When Kirstie Alley gained weight she had the American tabloid press dogging her every footstep. As Rebecca in the television series Cheers, Kirstie Alley had the whole world, including Sam the barman, in love with her. Then she did the Look Who's Talking films with John Travolta. Travolta too has his weight issues, but he has never been stalked by the paparazzi on the basis that he had to be revealed to the world as a disgrace to right thinking people everywhere.

Kirstie Alley, on the other hand, was. In bulimic Hollywood she was running out of work. So she came up with the idea of a sit-com based on her new life situation.

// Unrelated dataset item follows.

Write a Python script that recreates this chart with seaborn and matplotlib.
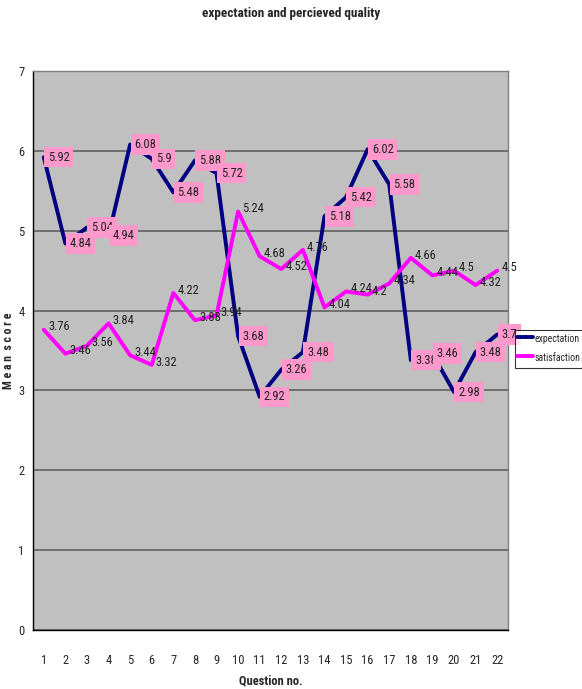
import matplotlib
matplotlib.use("Agg")
import matplotlib.pyplot as plt
from matplotlib import font_manager
import numpy as np
import pandas as pd
import seaborn as sns

questions = list(range(1, 23))
expectation = [5.92, 4.84, 5.04, 4.94, 6.08, 5.9, 5.48, 5.88, 5.72, 3.68, 2.92,
               3.26, 3.48, 5.18, 5.42, 6.02, 5.58, 3.38, 3.46, 2.98, 3.48, 3.7]
satisfaction = [3.76, 3.46, 3.56, 3.84, 3.44, 3.32, 4.22, 3.88, 3.94, 5.24, 4.68,
                4.52, 4.76, 4.04, 4.24, 4.2, 4.34, 4.66, 4.44, 4.5, 4.32, 4.5]
series_names = ["expectation", "satisfaction"]
series_colors = ["#000080", "#FF00FF"]
y_ticks = list(range(0, 8))

sns.set_style("white")
available = {f.name for f in font_manager.fontManager.ttflist}
family = [f for f in ["Roboto Condensed", "Liberation Sans", "DejaVu Sans"] if f in available]
plt.rcParams["font.family"] = family

df = pd.DataFrame({
    "question": questions * 2,
    "score": expectation + satisfaction,
    "series": [series_names[0]] * len(questions) + [series_names[1]] * len(questions),
})

fig = plt.figure(figsize=(5.82, 6.89), dpi=100)
ax = fig.add_axes([33 / 582, 1 - 630 / 689, 475 / 582, 559 / 689])
ax.set_facecolor("#C0C0C0")

sns.lineplot(data=df, x="question", y="score", hue="series",
             palette=dict(zip(series_names, series_colors)),
             linewidth=2.8, ax=ax, legend=False, zorder=3)

# value labels: boxed for expectation, plain for satisfaction
for q, v in zip(questions, expectation):
    ax.annotate(f"{v:g}", (q, v), xytext=(3, 0), textcoords="offset points",
                ha="left", va="center", fontsize=9, color="#202020", zorder=5,
                bbox=dict(boxstyle="square,pad=0.3", fc="#FF99CC", ec="none"))
for q, v in zip(questions, satisfaction):
    ax.annotate(f"{v:g}", (q, v), xytext=(3, 2), textcoords="offset points",
                ha="left", va="center", fontsize=9, color="#202020", zorder=5)

ax.set_xlim(0.5, 22.5)
ax.set_ylim(0, 7)
ax.set_yticks(y_ticks)
ax.set_yticklabels([str(t) for t in y_ticks], fontsize=9)
ax.set_xticks(questions)
ax.set_xticklabels([str(q) for q in questions], fontsize=9)
ax.set_xticks(np.arange(0.5, 23, 1), minor=True)
ax.tick_params(axis="x", which="major", length=0, pad=17)
ax.tick_params(axis="x", which="minor", length=4, width=1, color="black", direction="out")
ax.tick_params(axis="y", which="major", length=4, width=1, color="black", direction="out", pad=2)
ax.grid(axis="y", color="#606060", linewidth=1.2, zorder=1)
ax.grid(axis="x", visible=False)
ax.set_axisbelow(True)

for side in ["top", "right"]:
    ax.spines[side].set_color("#808080")
    ax.spines[side].set_linewidth(1)
for side in ["left", "bottom"]:
    ax.spines[side].set_color("black")
    ax.spines[side].set_linewidth(1)

ax.set_xlabel("Question no.", fontsize=9, fontweight="bold", labelpad=6)
ax.set_ylabel("M e a n  s c o r e", fontsize=8.5, fontweight="bold")
ax.yaxis.set_label_coords(-0.037, 0.5)
fig.text(0.5, 1 - 14 / 689, "expectation and percieved quality", ha="center",
         va="center", fontsize=9.5, fontweight="bold")

handles = [plt.Line2D([], [], color=c, linewidth=2.8) for c in series_colors]
leg = fig.legend(handles, series_names, loc="upper left",
                 bbox_to_anchor=(515 / 582, 1 - 330 / 689), fontsize=7,
                 frameon=True, fancybox=False, edgecolor="black",
                 handlelength=1.7, handleheight=1.9, handletextpad=0.15,
                 borderpad=0.2, labelspacing=0.5, borderaxespad=0)
leg.get_frame().set_linewidth(0.8)

fig.savefig("out.png", dpi=100)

After all, Alley told the press, "I'm not the first person in the world to have gotten fat". The television series was approved . . .

this is why you must love America. And it is called, with a simple stroke of devastating genius, Fat Actress.

The title Fat Actress is like Teetotal Alcoholic or Brave Politician. It's just so contradictory that it's a shock. The show has been reported as a success. It is partly improvised, and audiences have liked the first month of it. There's only one tiny problem. Alley has now signed up as the spokesperson for something called the Jenny Craig Diet. She says she wants to lose five stone.